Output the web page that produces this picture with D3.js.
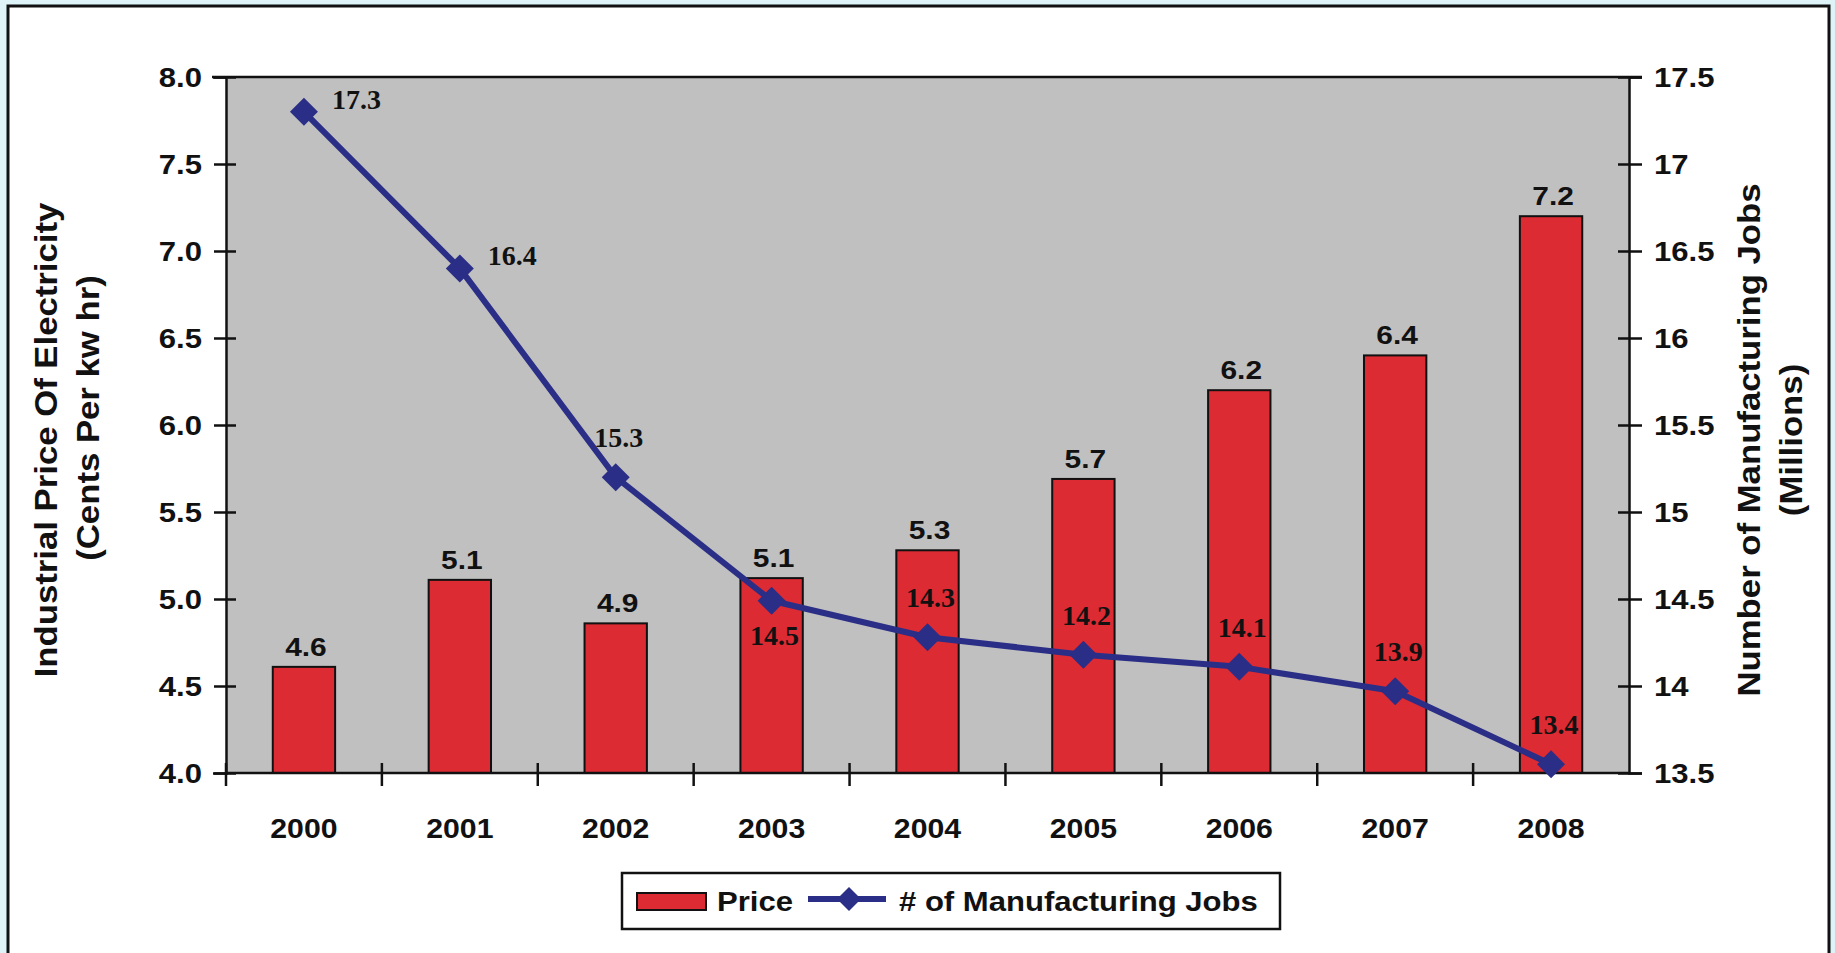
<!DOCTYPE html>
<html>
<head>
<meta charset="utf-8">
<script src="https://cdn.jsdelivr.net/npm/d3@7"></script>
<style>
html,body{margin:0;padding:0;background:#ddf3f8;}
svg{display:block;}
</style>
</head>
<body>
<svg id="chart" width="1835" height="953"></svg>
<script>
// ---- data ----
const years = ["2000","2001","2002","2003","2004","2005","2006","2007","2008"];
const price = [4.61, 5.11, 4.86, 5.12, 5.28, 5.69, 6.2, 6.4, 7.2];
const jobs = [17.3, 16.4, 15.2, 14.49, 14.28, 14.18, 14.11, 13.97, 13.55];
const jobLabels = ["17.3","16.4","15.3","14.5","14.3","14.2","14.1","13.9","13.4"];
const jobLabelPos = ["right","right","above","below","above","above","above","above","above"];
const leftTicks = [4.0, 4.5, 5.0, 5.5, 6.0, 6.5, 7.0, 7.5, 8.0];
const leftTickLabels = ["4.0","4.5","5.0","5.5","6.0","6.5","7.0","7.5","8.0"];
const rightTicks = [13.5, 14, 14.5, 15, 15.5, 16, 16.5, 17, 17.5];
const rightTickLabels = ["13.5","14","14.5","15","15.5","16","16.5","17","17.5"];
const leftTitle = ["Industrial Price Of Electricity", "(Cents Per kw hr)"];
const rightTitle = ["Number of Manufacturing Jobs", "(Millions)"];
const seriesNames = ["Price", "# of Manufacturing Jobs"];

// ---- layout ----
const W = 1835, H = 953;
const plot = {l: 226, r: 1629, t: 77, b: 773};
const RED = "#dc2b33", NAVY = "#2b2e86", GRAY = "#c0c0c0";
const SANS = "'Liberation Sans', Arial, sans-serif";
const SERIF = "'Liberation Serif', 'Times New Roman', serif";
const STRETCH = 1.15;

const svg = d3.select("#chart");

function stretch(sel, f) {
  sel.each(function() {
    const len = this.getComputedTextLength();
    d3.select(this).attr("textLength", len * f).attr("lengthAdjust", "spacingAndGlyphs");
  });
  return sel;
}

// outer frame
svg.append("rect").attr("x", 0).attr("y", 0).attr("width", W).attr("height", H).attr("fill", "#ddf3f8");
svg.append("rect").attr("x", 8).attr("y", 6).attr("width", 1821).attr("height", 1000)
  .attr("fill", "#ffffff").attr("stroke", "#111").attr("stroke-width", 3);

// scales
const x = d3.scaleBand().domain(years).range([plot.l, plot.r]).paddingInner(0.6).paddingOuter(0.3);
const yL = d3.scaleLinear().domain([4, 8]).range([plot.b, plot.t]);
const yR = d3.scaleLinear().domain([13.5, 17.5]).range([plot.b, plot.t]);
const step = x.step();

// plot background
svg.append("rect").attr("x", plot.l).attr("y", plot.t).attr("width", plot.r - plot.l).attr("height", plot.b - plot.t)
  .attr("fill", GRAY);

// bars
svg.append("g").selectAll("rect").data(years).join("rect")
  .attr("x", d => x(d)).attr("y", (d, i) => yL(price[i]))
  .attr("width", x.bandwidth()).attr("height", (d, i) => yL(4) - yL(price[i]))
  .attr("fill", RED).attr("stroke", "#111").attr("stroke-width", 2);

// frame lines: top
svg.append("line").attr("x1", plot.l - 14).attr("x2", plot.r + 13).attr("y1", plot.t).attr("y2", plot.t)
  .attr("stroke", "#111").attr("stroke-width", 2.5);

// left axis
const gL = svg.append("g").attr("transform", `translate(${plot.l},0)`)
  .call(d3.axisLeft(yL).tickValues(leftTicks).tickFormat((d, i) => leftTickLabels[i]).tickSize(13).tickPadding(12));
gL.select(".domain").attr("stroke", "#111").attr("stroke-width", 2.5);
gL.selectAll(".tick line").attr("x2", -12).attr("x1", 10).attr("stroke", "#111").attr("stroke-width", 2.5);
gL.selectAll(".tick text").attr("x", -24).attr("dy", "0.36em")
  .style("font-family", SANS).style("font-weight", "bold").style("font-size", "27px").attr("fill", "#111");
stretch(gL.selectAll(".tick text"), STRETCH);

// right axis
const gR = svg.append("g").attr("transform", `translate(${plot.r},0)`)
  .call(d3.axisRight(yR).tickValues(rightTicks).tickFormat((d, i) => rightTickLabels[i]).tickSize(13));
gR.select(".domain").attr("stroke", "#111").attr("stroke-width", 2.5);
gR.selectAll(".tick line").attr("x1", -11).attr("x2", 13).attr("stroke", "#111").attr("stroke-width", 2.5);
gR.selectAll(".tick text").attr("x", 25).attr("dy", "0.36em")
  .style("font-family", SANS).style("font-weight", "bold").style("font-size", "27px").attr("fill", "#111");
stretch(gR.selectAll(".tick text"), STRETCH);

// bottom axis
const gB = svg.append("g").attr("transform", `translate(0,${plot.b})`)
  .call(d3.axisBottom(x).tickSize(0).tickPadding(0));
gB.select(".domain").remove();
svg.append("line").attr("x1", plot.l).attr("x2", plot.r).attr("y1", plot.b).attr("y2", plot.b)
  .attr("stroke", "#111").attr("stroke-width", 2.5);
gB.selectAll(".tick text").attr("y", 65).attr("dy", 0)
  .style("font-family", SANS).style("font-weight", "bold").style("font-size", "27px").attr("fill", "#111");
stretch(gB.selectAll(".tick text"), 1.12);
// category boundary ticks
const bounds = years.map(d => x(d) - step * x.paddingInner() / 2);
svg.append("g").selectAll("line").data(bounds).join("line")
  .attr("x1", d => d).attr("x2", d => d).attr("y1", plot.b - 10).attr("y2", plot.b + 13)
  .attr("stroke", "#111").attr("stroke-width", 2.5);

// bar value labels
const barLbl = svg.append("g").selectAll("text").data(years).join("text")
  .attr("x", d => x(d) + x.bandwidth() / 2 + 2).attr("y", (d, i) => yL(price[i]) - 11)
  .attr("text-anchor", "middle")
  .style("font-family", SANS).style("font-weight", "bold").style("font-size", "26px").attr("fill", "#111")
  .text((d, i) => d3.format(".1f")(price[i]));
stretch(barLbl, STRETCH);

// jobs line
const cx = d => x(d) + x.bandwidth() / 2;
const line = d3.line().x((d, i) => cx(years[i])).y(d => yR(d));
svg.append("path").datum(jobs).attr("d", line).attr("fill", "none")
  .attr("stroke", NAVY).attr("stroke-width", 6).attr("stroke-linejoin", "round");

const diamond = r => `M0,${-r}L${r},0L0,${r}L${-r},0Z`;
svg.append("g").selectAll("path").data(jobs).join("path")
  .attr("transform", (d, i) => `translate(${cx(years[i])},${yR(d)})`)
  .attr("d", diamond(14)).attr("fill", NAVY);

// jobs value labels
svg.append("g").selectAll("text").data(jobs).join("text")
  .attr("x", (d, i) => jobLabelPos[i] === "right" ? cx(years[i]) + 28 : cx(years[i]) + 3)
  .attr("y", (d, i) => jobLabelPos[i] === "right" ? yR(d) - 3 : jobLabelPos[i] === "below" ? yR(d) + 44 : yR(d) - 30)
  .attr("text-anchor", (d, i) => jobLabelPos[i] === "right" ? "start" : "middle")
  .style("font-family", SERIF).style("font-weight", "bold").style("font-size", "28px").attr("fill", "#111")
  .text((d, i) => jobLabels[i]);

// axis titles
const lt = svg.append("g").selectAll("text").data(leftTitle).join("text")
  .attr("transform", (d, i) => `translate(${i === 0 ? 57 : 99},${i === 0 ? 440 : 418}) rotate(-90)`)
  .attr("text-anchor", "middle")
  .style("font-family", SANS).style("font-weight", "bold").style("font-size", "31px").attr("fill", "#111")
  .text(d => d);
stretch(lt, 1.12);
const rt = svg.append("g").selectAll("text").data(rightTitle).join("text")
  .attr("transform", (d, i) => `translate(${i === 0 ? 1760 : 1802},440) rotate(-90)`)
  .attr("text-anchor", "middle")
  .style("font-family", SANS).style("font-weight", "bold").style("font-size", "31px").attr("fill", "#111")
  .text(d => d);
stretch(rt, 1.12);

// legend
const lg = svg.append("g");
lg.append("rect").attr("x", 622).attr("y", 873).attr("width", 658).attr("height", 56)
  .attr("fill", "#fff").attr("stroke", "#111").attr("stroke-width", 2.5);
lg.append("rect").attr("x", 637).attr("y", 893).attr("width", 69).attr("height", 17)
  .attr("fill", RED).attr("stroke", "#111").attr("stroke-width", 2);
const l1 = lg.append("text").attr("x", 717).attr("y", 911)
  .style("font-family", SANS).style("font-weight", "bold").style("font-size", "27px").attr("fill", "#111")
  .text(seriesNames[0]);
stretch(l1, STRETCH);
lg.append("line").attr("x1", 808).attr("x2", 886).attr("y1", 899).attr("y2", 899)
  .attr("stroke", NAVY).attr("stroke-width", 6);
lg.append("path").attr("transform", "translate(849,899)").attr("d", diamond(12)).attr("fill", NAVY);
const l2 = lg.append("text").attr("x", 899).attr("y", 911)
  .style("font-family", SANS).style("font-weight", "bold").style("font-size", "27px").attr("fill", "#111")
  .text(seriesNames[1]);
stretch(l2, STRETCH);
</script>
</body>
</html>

= = =

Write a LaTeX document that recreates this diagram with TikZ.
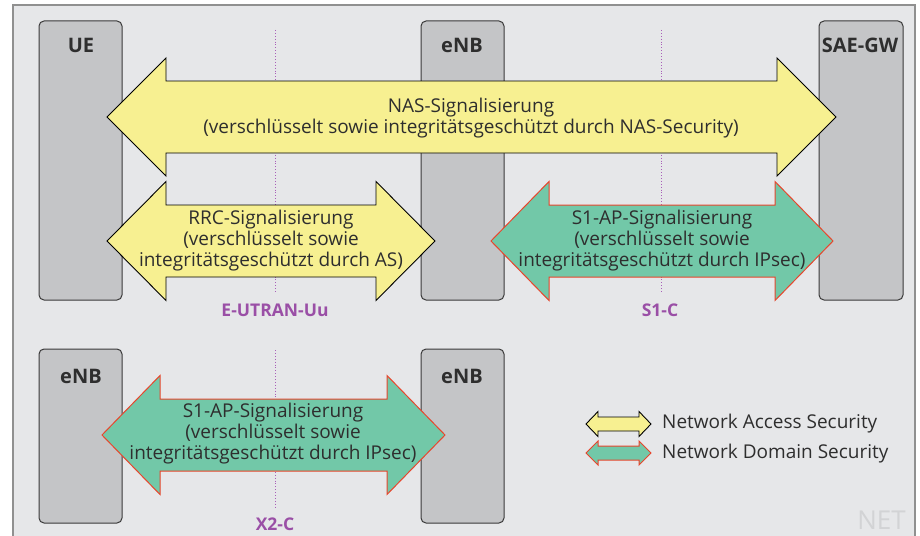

= = =

#### Description of the task
Identify all lines in the records above with the word "that".

#### Result of the task
Output the web page that produces this picture with D3.js.
Write a LaTeX document that recreates this diagram with TikZ.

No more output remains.